Bank-owned properties are often damaged or vandalized, Skinner said, making them ineligible for Federal Housing Administration financing and, thus, making them more difficult to sell.

The firm buys foreclosures and short-sale properties from the bank, paying cash, repairs and remodels the homes and puts them back on the market after making them FHA-eligible.

Hard money loans

Twelvestone Capital also handles hard-money loans for investors, making private loans to borrowers.

Investors loan money on a property that has equity established in exchange for a first-trust deed position and title and hazard insurance, securing the property for the investor in the event of a borrower’s failure to repay the loan.

Twelvestone only loans 55 to 65 percent of the future value of the property, Skinner said.

“We only loan 55 percent of the future value of the property to protect the investor,” Skinner said.

While there is some risk involved, investors favor the higher-interest returns these loans afford, making more money than they often make through traditional investments.

Business owners and other property investors at times seek these short-term loans because they can secure money quickly for their investment.

And, borrowers often prefer hard money loans for the ease of accessing capital quickly versus traditional, institutional financing.

In a world where time is money, borrowers often find paying higher interest rates a fair trade-off for getting money quickly to finance their own deals, he sad.


With regard to the investment in and management of an asset that Twelvestone Capital offers investors, Skinner said the firm’s conservative approach in selecting the right properties results in higher yields, or performance, for investors.

“We only buy apartment properties that have a return of 18 percent or better per year,” Skinner said.

Each quarter, the investors receive a check with about a 10-percent distribution of the rents collected, he said.

“Over a 5-year holding period, investors should make between 18 to 23 percent once we sell the property,” Skinner said.

Local appeal

As Twelvestone Capital grows, Skinner has already begun interviewing local people to fill positions in his company.

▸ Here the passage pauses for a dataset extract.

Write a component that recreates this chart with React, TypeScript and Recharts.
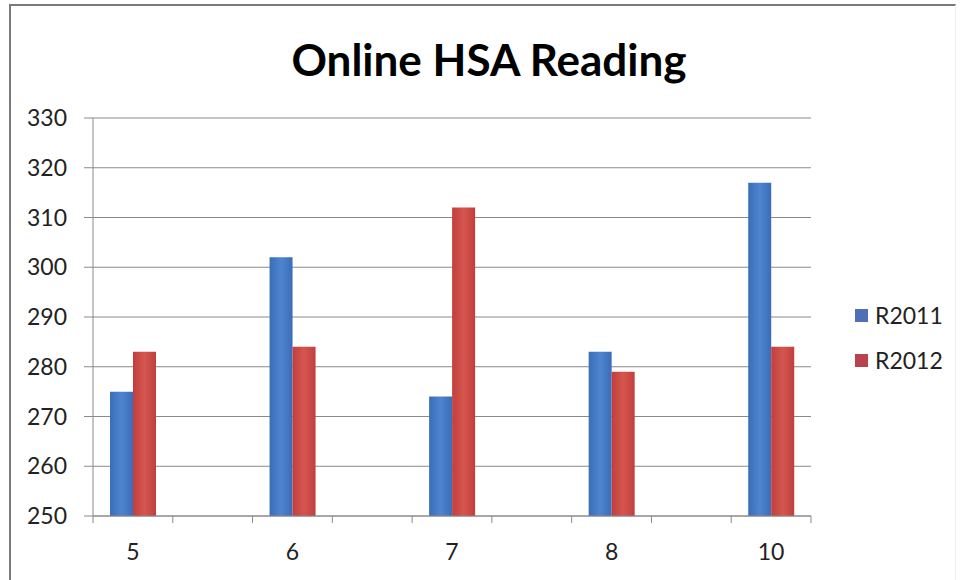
import React from 'react';
import { BarChart, Bar, XAxis, YAxis, CartesianGrid } from 'recharts';

const categories = ['5', '', '6', '', '7', '', '8', '', '10'];
const r2011 = [275, null, 302, null, 274, null, 283, null, 317];
const r2012 = [283, null, 284, null, 312, null, 279, null, 284];
const yTicks = [250, 260, 270, 280, 290, 300, 310, 320, 330];
const seriesNames = ['R2011', 'R2012'];
const title = 'Online HSA Reading';

const data = categories.map((c, i) => ({
  pos: i + 0.5,
  label: c,
  R2011: r2011[i],
  R2012: r2012[i],
}));

const xTicks: number[] = [];
for (let i = 0; i <= categories.length * 2; i++) xTicks.push(i / 2);

const FONT = 'Lato, "DejaVu Sans", sans-serif';
const GRID = '#8a8a8a';

const XTick = (props: any) => {
  const { x, y, payload } = props;
  const v = payload.value as number;
  if (Number.isInteger(v)) {
    return <line x1={x} x2={x} y1={y} y2={y + 7} stroke={GRID} strokeWidth={1} />;
  }
  const label = categories[Math.floor(v)];
  return (
    <text x={x} y={y + 35} textAnchor="middle" dominantBaseline="central" fontFamily={FONT} fontSize={23} fill="#222">
      {label}
    </text>
  );
};

const legendColors = ['#4f6fb6', '#b8434f'];

export default function App() {
  return (
    <div style={{ position: 'absolute', left: 0, top: 0, width: 961, height: 580, background: '#fff', overflow: 'hidden' }}>
      <div style={{ position: 'absolute', left: 9, top: 4, width: 944, height: 600, borderLeft: '2px solid #7a7a7a', borderTop: '2px solid #7a7a7a', borderRight: '1px solid #eeeeee' }} />
      <div style={{ position: 'absolute', left: 239, width: 500, top: 37, textAlign: 'center', fontFamily: FONT, fontWeight: 700, fontSize: 44, lineHeight: '44px', color: '#000' }}>
        {title}
      </div>
      <div style={{ position: 'absolute', left: 0, top: 0 }}>
        <BarChart width={961} height={580} data={data} margin={{ top: 118, right: 150, bottom: 0, left: 0 }} barGap={0}>
          <defs>
            <linearGradient id="gBlue" x1="0" y1="0" x2="1" y2="0">
              <stop offset="0%" stopColor="#3b6db8" />
              <stop offset="50%" stopColor="#4d84d0" />
              <stop offset="100%" stopColor="#3b6db8" />
            </linearGradient>
            <linearGradient id="gRed" x1="0" y1="0" x2="1" y2="0">
              <stop offset="0%" stopColor="#c23e3e" />
              <stop offset="50%" stopColor="#d4564e" />
              <stop offset="100%" stopColor="#c23e3e" />
            </linearGradient>
          </defs>
          <CartesianGrid horizontal vertical={false} stroke={GRID} />
          <XAxis
            dataKey="pos"
            type="number"
            domain={[0, categories.length]}
            ticks={xTicks}
            interval={0}
            height={64}
            tickSize={0}
            tickMargin={0}
            tickLine={false}
            axisLine={{ stroke: GRID }}
            tick={<XTick />}
          />
          <YAxis
            domain={[250, 330]}
            ticks={yTicks}
            interval={0}
            width={93}
            tickSize={9}
            tickMargin={17}
            tickLine={{ stroke: GRID }}
            axisLine={{ stroke: GRID }}
            tick={{ fontFamily: FONT, fontSize: 23, fill: '#222' }}
            allowDataOverflow
          />
          <Bar dataKey="R2011" name={seriesNames[0]} fill="url(#gBlue)" barSize={23} isAnimationActive={false} />
          <Bar dataKey="R2012" name={seriesNames[1]} fill="url(#gRed)" barSize={23} isAnimationActive={false} />
        </BarChart>
      </div>
      {seriesNames.map((n, i) => (
        <div key={n} style={{ position: 'absolute', left: 855, top: 303 + i * 45, height: 24, display: 'flex', alignItems: 'center', fontFamily: FONT, fontSize: 23, color: '#222' }}>
          <span style={{ display: 'inline-block', width: 13, height: 13, background: legendColors[i], marginRight: 7 }} />
          {n}
        </div>
      ))}
    </div>
  );
}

He plans to hire at least four additional people in the next 12 months.

Declaring Santa Clarita as being the “path of progress” in Southern California, Skinner said his firm looks for markets that are attracting businesses and jobs.

And he doesn’t think he will be the only business person from the L.A. market to realize what the local market has to offer once the economy begins to turn around.

“We look for cities that have a plan for growth and improvement,” Skinner said. “Santa Clarita has the kind of environment we want to call home and this is the kind of environment that we want to invest in.

“The business taxes are lower, city taxes are less prohibitive, rent is less expensive, we don’t have to pay to park and the staff at city hall and the building department is helpful and friendly,” he said. “It’s just nice to be doing business in a city that understands what the driving forces of economic growth really are.”